Wie Sarrazins neues Buch alte Vorurteile und Kontroversen befeuert
Acht Jahre nach "Deutschland schafft sich ab" legt Thilo Sarrazin "Feindliche Übernahme" vor – wieder schürt er Angst vorm Islam.
Das Datum war kein Zufall: Thilo Sarrazins Buch "Feindliche Übernahme" erschien am Donnerstag. Genau acht Jahre nach seinem ersten und stark umstrittenen Bestseller "Deutschland schafft sich ab".

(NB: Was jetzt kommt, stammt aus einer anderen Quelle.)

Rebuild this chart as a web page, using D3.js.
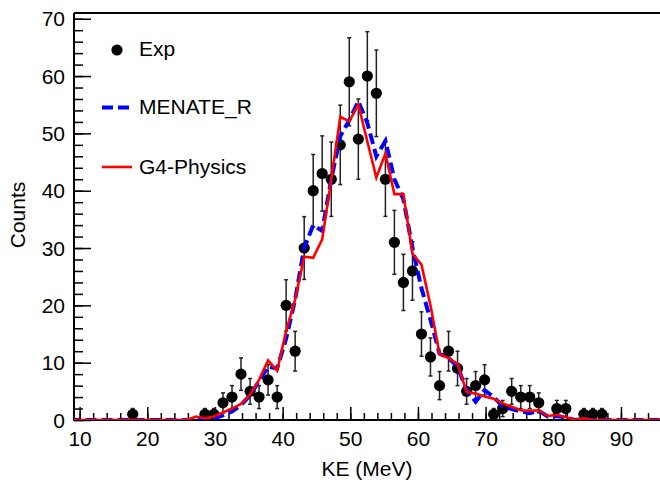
<!DOCTYPE html>
<html>
<head>
<meta charset="utf-8">
<script src="https://cdn.jsdelivr.net/npm/d3@7"></script>
<style>
  html, body { margin: 0; padding: 0; background: #fff; }
  svg { display: block; font-family: "Liberation Sans", Arial, sans-serif; }
</style>
</head>
<body>
<svg id="chart" width="660" height="482"></svg>
<script>
// Measured spectrum: bin centres (MeV), counts and statistical errors
const expE = [17.85, 28.52, 29.85, 31.19, 32.52, 33.85, 35.19, 36.52, 37.85, 39.19,
  40.52, 41.85, 43.19, 44.52, 45.85, 47.19, 48.52, 49.85, 51.19, 52.52,
  53.85, 55.19, 56.52, 57.85, 59.19, 60.52, 61.85, 63.19, 64.52, 65.85,
  67.19, 68.52, 69.85, 71.19, 72.52, 73.85, 75.19, 76.52, 77.85, 80.52,
  81.85, 84.52, 85.85, 87.19];
const expCounts = [1, 1, 1, 3, 4, 8, 5, 4, 7, 4,
  20, 12, 30, 40, 43, 42, 48, 59, 49, 60,
  57, 42, 31, 24, 26, 15, 11, 6, 12, 9,
  5, 6, 7, 1, 2, 5, 4, 4, 3, 2,
  2, 1, 1, 1];
const expErr = [1.0, 1.0, 1.0, 1.73, 2.0, 2.83, 2.24, 2.0, 2.65, 2.0,
  4.47, 3.46, 5.48, 6.32, 6.56, 6.48, 6.93, 7.68, 7.0, 7.75,
  7.55, 6.48, 5.57, 4.9, 5.1, 3.87, 3.32, 2.45, 3.46, 3.0,
  2.24, 2.45, 2.65, 1.0, 1.41, 2.24, 2.0, 2.0, 1.73, 1.41,
  1.41, 1.0, 1.0, 1.0];

// Simulated spectra on the same binning
const simE = [8.52, 9.85, 11.19, 12.52, 13.85, 15.19, 16.52, 17.85, 19.19, 20.52,
  21.85, 23.19, 24.52, 25.85, 27.19, 28.52, 29.85, 31.19, 32.52, 33.85,
  35.19, 36.52, 37.85, 39.19, 40.52, 41.85, 43.19, 44.52, 45.85, 47.19,
  48.52, 49.85, 51.19, 52.52, 53.85, 55.19, 56.52, 57.85, 59.19, 60.52,
  61.85, 63.19, 64.52, 65.85, 67.19, 68.52, 69.85, 71.19, 72.52, 73.85,
  75.19, 76.52, 77.85, 79.19, 80.52, 81.85, 83.19, 84.52, 85.85, 87.19,
  88.52, 89.85, 91.19, 92.52, 93.85, 95.19, 96.52];
const menateR = [0, 0, 0, 0, 0, 0, 0, 0, 0, 0,
  0, 0, 0, 0, 0.1, 0.1, 0.3, 0.8, 1.5, 2.6,
  4.3, 6.8, 9.3, 9.0, 14.2, 21.0, 30.0, 34.0, 33.0, 42.0,
  49.5, 52.3, 55.6, 51.8, 46.0, 48.7, 42.0, 38.5, 30.0, 23.0,
  17.5, 11.6, 10.8, 9.3, 5.2, 3.2, 5.2, 4.0, 2.4, 1.9,
  1.5, 1.2, 1.6, 0.6, 0.7, 0.4, 0, 0.2, 0, 0,
  0, 0, 0, 0, 0, 0, 0];
const g4Physics = [0, 0, 0, 0, 0, 0, 0, 0, 0, 0,
  0, 0, 0, 0, 0.6, 0.3, 0.6, 1.3, 2.0, 2.8,
  4.4, 7.0, 10.4, 8.6, 15.5, 21.0, 28.5, 28.3, 31.5, 42.0,
  52.9, 52.1, 55.0, 48.6, 42.3, 46.5, 39.4, 39.4, 29.0, 27.1,
  20.0, 11.5, 10.8, 9.8, 4.9, 4.6, 4.1, 3.7, 2.9, 2.3,
  1.7, 1.6, 1.7, 0.7, 0.9, 0.5, 0, 0.3, 0, 0,
  0, 0, 0, 0, 0, 0, 0];

const xMajor = [10, 20, 30, 40, 50, 60, 70, 80, 90];
const yMajor = [0, 10, 20, 30, 40, 50, 60, 70];
const legendLabels = ["Exp", "MENATE_R", "G4-Physics"];

const padL = 74, padR = 660, padT = 13, padB = 420;
const svg = d3.select("#chart");

const x = d3.scaleLinear().domain([9.17, 95.77]).range([padL, padR]);
const y = d3.scaleLinear().domain([0, 71]).range([padB, padT]);

svg.append("defs").append("clipPath").attr("id", "plot")
  .append("rect").attr("x", padL).attr("y", padT)
  .attr("width", padR - padL).attr("height", padB - padT);

const fontSize = 21;

// x axis: minor ticks every 2 MeV, major every 10 MeV, pointing inward
const xMinor = d3.range(10, 96, 2);
svg.append("g").attr("transform", `translate(0,${padB})`)
  .call(d3.axisBottom(x).tickValues(xMinor).tickSize(-7).tickFormat(""))
  .call(g => g.select(".domain").remove())
  .call(g => g.selectAll("line").attr("stroke", "#000").attr("stroke-width", 1.5));
svg.append("g").attr("transform", `translate(0,${padB})`)
  .call(d3.axisBottom(x).tickValues(xMajor).tickSize(-13).tickPadding(11).tickFormat(d3.format("d")))
  .call(g => g.select(".domain").remove())
  .call(g => g.selectAll("line").attr("stroke", "#000").attr("stroke-width", 1.5))
  .call(g => g.selectAll("text").attr("font-size", fontSize)
    .attr("font-family", "Liberation Sans, Arial, sans-serif").attr("fill", "#000"));

// y axis: minor ticks every 2 counts, major every 10
const yMinor = d3.range(0, 71, 2);
svg.append("g").attr("transform", `translate(${padL},0)`)
  .call(d3.axisLeft(y).tickValues(yMinor).tickSize(-9).tickFormat(""))
  .call(g => g.select(".domain").remove())
  .call(g => g.selectAll("line").attr("stroke", "#000").attr("stroke-width", 1.5));
svg.append("g").attr("transform", `translate(${padL},0)`)
  .call(d3.axisLeft(y).tickValues(yMajor).tickSize(-17).tickPadding(9).tickFormat(d3.format("d")))
  .call(g => g.select(".domain").remove())
  .call(g => g.selectAll("line").attr("stroke", "#000").attr("stroke-width", 1.5))
  .call(g => g.selectAll("text").attr("font-size", fontSize).attr("dy", "0.34em")
    .attr("font-family", "Liberation Sans, Arial, sans-serif").attr("fill", "#000"));

// frame: left, bottom and top lines
svg.append("path")
  .attr("d", `M${padL},${padT}H${padR}M${padL},${padT}V${padB}H${padR}`)
  .attr("fill", "none").attr("stroke", "#000").attr("stroke-width", 2);

// axis titles
svg.append("text").attr("x", 367).attr("y", 476).attr("text-anchor", "middle")
  .attr("font-size", fontSize).text("KE (MeV)");
svg.append("text").attr("transform", "translate(25,215) rotate(-90)")
  .attr("text-anchor", "middle").attr("font-size", fontSize).text("Counts");

const plot = svg.append("g").attr("clip-path", "url(#plot)");

// experimental points with error bars
const expData = expE.map((e, i) => ({ e, c: expCounts[i], s: expErr[i] }));
const bars = plot.append("g").attr("stroke", "#222").attr("stroke-width", 1.5);
bars.selectAll("line.v").data(expData).join("line").attr("class", "v")
  .attr("x1", d => x(d.e)).attr("x2", d => x(d.e))
  .attr("y1", d => y(d.c - d.s)).attr("y2", d => y(d.c + d.s));
bars.selectAll("line.t").data(expData).join("line").attr("class", "t")
  .attr("x1", d => x(d.e) - 2).attr("x2", d => x(d.e) + 2)
  .attr("y1", d => y(d.c + d.s)).attr("y2", d => y(d.c + d.s));
bars.selectAll("line.b").data(expData).join("line").attr("class", "b")
  .attr("x1", d => x(d.e) - 2).attr("x2", d => x(d.e) + 2)
  .attr("y1", d => y(d.c - d.s)).attr("y2", d => y(d.c - d.s));
plot.append("g").selectAll("circle").data(expData).join("circle")
  .attr("cx", d => x(d.e)).attr("cy", d => y(d.c)).attr("r", 5.6).attr("fill", "#000");

// simulated spectra
const line = d3.line().x(d => x(d[0])).y(d => y(d[1]));
plot.append("path").datum(simE.map((e, i) => [e, menateR[i]]))
  .attr("d", line).attr("fill", "none").attr("stroke", "#0000ff")
  .attr("stroke-width", 4).attr("stroke-dasharray", "11,5");
plot.append("path").datum(simE.map((e, i) => [e, g4Physics[i]]))
  .attr("d", line).attr("fill", "none").attr("stroke", "#ff0000")
  .attr("stroke-width", 2.6).attr("stroke-linejoin", "miter");

// legend
const lg = svg.append("g");
lg.append("circle").attr("cx", 117).attr("cy", 50).attr("r", 5.6).attr("fill", "#000");
lg.append("line").attr("x1", 102).attr("x2", 130).attr("y1", 107.5).attr("y2", 107.5)
  .attr("stroke", "#0000ff").attr("stroke-width", 4).attr("stroke-dasharray", "11,5");
lg.append("line").attr("x1", 102).attr("x2", 132).attr("y1", 167).attr("y2", 167)
  .attr("stroke", "#ff0000").attr("stroke-width", 2.6);
lg.selectAll("text").data(legendLabels).join("text")
  .attr("x", 139).attr("y", (d, i) => [56, 114, 174][i])
  .attr("font-size", fontSize).text(d => d);
</script>
</body>
</html>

Nun präsentierte der frühere Berliner SPD-Finanzsenator, Ex-Bundesbank-Vorstand und Publizist erneut Thesen, die wie jene vor acht Jahren zu heftigen Kontroversen führen. Der Untertitel des Buchs verrät die Schlagrichtung des 73-Jährigen: "Wie der Islam den Fortschritt behindert und die Gesellschaft bedroht." Sein Fazit: Die "religiös gefärbte kulturelle Andersartigkeit der Mehrheit der Muslime" und deren steigende Geburtenzahlen in Europa, speziell Deutschland, gefährdeten die offene Gesellschaft, die Demokratie und den Wohlstand. Er fordert, die Einwanderung von Muslimen streng zu regulieren. Unabhängig von politischen Bewertungen fallen in dem 496-Seiten-Text immer wieder Verallgemeinerungen, Übertreibungen und Unstimmigkeiten auf. Sarrazins Ex-Verleger Thomas Rathnow (Random House) lehnte ab, das Elaborat zu publizieren, weil der Autor "schwach" argumentiere, ein Bild des Islams entwerfe, das "einer Geißel der Menschheit" gleichkomme. Rathnow sah die Gefahr, dass "antimuslimische Ressentiments verstärkt werden".
"Ignoranz und Dilettantismus"
Der Islamwissenschafter Mathias Rohe wiederum hält die Kernthese "der feindlichen Übernahme" für nicht haltbar. Sarrazin gehe fälschlicherweise davon aus, dass muslimische Zuwanderer ihre Einstellungen nicht veränderten, "dass sie sich gar nicht auf die deutsche Gesellschaft einlassen". Auch ignorierten seine Prognosen Daten, die zeigten, dass die Geburtenrate muslimischer Zuwanderer durch Zugang zum Bildungssystem in den Folgegenerationen sinke. Seine Einschätzungen offenbarten den "üblichen Dilettantismus".
Die SPD lässt das Buch auf parteischädigende Äußerungen überprüfen. 2011, nach "Deutschland schafft sich ab", scheiterte ein Versuch, Sarrazin aus der Partei auszuschließen. Der Publizist wiederum betont, er fühle sich in der SPD noch immer "gut aufgehoben".